## WHAT IS EXPECTED
Leave out all pictures and give back precisely the lines from the line with "Convert this chart" to the line with "Chart.register(...registerables);", including those two lines.

## DATA SUPPLIED
################
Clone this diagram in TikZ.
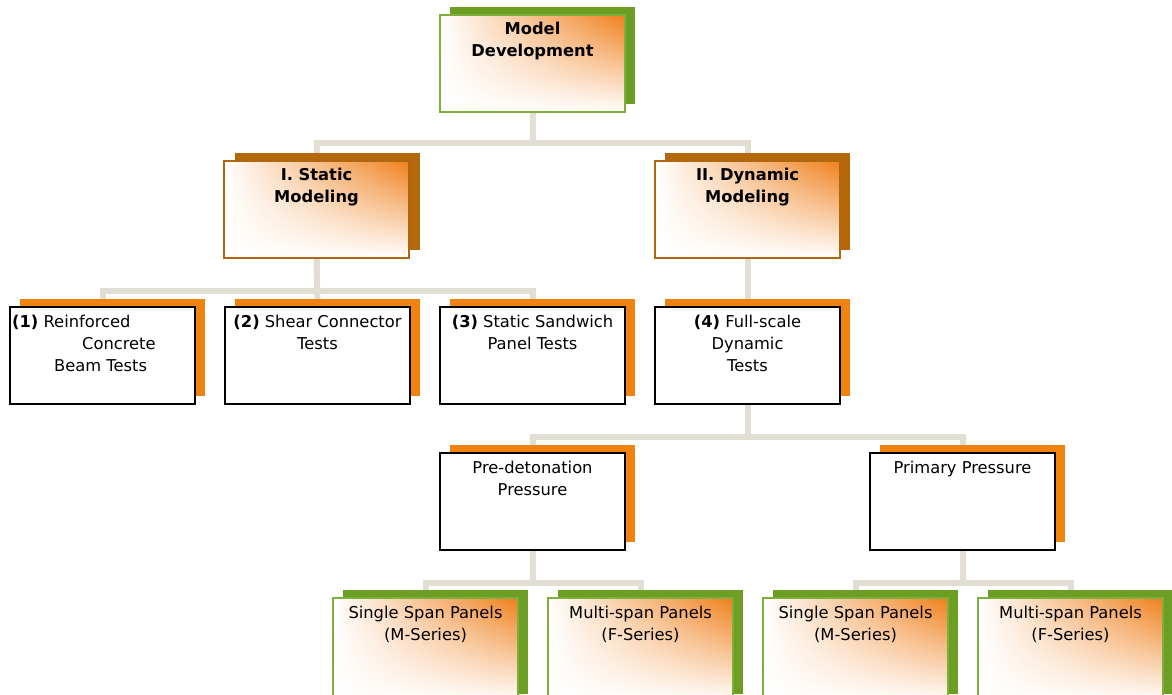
################
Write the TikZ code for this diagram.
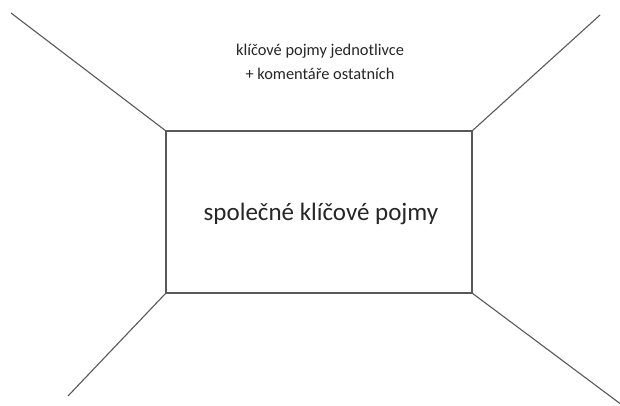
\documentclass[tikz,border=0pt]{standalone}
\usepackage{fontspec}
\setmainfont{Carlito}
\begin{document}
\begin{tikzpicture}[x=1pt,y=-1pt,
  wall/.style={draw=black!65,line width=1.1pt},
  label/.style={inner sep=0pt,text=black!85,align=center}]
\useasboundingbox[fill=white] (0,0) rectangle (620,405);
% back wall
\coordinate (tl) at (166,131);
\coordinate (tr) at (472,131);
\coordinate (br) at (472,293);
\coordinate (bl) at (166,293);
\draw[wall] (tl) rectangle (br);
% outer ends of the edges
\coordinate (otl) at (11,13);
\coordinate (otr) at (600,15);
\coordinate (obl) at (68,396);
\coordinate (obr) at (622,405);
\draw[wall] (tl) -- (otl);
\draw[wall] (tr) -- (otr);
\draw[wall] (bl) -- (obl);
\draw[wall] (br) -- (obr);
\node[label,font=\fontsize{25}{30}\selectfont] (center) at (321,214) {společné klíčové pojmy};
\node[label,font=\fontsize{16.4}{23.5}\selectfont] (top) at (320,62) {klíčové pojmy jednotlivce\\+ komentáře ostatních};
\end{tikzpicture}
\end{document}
################
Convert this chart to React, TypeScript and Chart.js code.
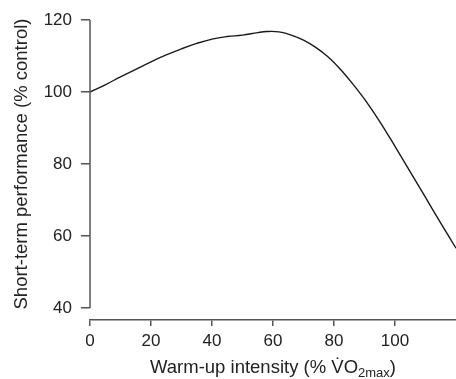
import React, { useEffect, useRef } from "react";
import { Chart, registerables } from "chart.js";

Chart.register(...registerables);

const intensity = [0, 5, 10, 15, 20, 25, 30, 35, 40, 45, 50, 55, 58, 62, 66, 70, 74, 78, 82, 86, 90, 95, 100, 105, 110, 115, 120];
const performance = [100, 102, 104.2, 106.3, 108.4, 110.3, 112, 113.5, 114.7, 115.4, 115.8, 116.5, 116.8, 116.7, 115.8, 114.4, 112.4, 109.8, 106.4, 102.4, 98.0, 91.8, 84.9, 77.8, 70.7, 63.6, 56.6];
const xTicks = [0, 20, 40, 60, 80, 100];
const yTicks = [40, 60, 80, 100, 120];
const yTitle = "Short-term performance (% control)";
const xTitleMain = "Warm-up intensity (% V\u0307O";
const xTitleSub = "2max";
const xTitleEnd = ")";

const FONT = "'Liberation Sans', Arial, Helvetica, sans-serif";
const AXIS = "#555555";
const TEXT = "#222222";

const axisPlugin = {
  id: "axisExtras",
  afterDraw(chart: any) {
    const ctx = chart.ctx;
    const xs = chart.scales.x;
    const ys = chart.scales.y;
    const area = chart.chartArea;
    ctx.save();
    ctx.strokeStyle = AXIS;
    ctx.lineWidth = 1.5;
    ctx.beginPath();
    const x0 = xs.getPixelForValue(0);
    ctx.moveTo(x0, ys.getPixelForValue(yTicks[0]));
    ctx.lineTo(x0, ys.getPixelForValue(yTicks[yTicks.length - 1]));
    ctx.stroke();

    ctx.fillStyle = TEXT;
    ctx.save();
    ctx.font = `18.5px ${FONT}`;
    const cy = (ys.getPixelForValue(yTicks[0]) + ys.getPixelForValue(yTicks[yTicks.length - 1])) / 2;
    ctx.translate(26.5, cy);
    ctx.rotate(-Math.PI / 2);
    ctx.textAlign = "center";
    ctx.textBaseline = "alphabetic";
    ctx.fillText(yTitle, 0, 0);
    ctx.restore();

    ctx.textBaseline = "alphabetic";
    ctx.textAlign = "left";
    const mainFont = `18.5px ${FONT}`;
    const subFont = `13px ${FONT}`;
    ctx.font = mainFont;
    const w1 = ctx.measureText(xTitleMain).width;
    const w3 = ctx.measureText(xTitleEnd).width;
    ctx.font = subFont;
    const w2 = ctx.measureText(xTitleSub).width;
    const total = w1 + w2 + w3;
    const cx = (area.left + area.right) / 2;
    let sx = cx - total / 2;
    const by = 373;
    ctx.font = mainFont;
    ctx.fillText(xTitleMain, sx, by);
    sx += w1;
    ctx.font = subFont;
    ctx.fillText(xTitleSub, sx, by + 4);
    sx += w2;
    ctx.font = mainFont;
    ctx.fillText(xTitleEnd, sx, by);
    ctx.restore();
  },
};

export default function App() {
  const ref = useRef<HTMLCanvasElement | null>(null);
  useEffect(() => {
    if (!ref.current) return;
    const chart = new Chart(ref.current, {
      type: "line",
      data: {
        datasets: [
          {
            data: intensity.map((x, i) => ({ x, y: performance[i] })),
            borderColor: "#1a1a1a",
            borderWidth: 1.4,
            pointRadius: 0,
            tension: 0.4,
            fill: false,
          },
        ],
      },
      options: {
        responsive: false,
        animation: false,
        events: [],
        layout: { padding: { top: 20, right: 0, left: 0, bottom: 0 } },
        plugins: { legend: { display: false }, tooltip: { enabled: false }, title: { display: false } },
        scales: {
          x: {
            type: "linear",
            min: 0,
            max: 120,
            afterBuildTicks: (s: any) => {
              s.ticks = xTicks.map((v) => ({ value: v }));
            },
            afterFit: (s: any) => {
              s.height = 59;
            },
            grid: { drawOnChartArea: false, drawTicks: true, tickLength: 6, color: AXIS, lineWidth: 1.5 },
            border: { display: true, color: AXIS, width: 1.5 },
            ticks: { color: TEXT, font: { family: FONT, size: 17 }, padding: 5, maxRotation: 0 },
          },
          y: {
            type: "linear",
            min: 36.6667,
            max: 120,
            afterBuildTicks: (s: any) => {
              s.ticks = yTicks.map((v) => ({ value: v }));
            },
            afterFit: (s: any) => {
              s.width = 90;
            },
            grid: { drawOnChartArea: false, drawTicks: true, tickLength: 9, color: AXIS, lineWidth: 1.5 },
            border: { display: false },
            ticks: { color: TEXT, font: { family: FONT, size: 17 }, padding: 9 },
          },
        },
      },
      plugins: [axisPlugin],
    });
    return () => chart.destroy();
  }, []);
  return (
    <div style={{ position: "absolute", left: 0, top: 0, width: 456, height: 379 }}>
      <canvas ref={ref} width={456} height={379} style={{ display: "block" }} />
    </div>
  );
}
################
## ANSWER FOR THE TASK
Convert this chart to React, TypeScript and Chart.js code.
import React, { useEffect, useRef } from "react";
import { Chart, registerables } from "chart.js";

Chart.register(...registerables);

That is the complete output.